I have been researching this issue of the demand letter related to ARPS redemptions at par value, and trying to get an understanding of what this means. I found cursory mention of the news item in a seekingalpha blog wherein the poster blew it off as "a nuisance lawsuit designed to collect legal fees". Could somebody explain this in simple terms, and also comment upon whether or not this is a serious/frivolous legal action and if there is any risk of financial consequence to NCV common shareholders.
I heard it's one law firm sending demand letters to all these funds.
Here'a a link to today's Wall St. Journal article about it:
Doesn't look like the link worked (as usual on here). But google "Auction Rate Buybacks Chilled" and you can access it that way.
As I mentioned above, it's complicated, but the demand letters are not trying to force redemption of ARPS; they are trying to stop it, on the theory that the funds' redeeming ARPS at a low price costs the shareholders money.
Seems to me that any legal fees would be to defend the fund MANAGERS, and not the fund, and hence would not be FUND expenses. Gates..I read the googled stuff and it appears to me that the fund managers give little legal credence to these letters and my sense is that we are watching a tempest in a tea pot.
I still say that the worst case scenario, which I do not believe will ever come to pass, would be the forcing of ARPS redemption, which would increase the cost of leverage and hence lower the yield. This guy will lose no sleep over it :-).
Yes, it appears some shareholders are not happy with the redemption of ARPS.
But, even if they win any legal battle, the money that they get will come from the fund manager, not from the fund itself.
So, for the rest of us and the fund's price, it should not have any consequence, at least in theory.
The managers have been accused of fiduciary breach so, if found guilty, they will have to pay with their own money, not with the fund's money.
Do you agree?
I tried some links but they did not work on here. I just googled "demand letters ARPS" and the Nuveen news items explain it the most throughly. I found quite a few sources. Nuveen got 27 letters, and Hancock and Cohen &
Steers got some also.
Herzfeld.com requires a trial subscription to read their report.

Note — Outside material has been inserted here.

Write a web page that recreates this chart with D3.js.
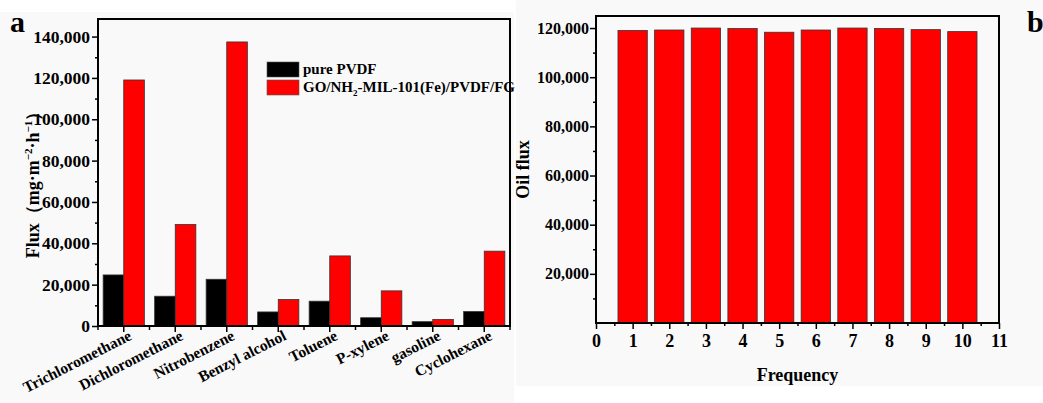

I just re-read the article about it in the Herzfeld Report. It seems to be the opposite. As I understand it, the complaint is about past redemption of ARPS at the wrong time, i.e., a low point in the markets. Many funds would have recovered better if they had left their leverage in place for the 2009 bull run, but they deleveraged at the lows. Some shareholders may think this is why their funds are still selling at $10 - $15 when they IPO'd at $20.
Many funds probably had to deleverage due to asset coverage requirements, though.
I'm assuming that these demand letters are trying to force redemption of ARPS, which I'm not aware of their ever doing other than that required to bring their leverage down to required levels. Were this to be possible, then I'm assuming that their next choice for borrowing would be more expensive, and hence my comment.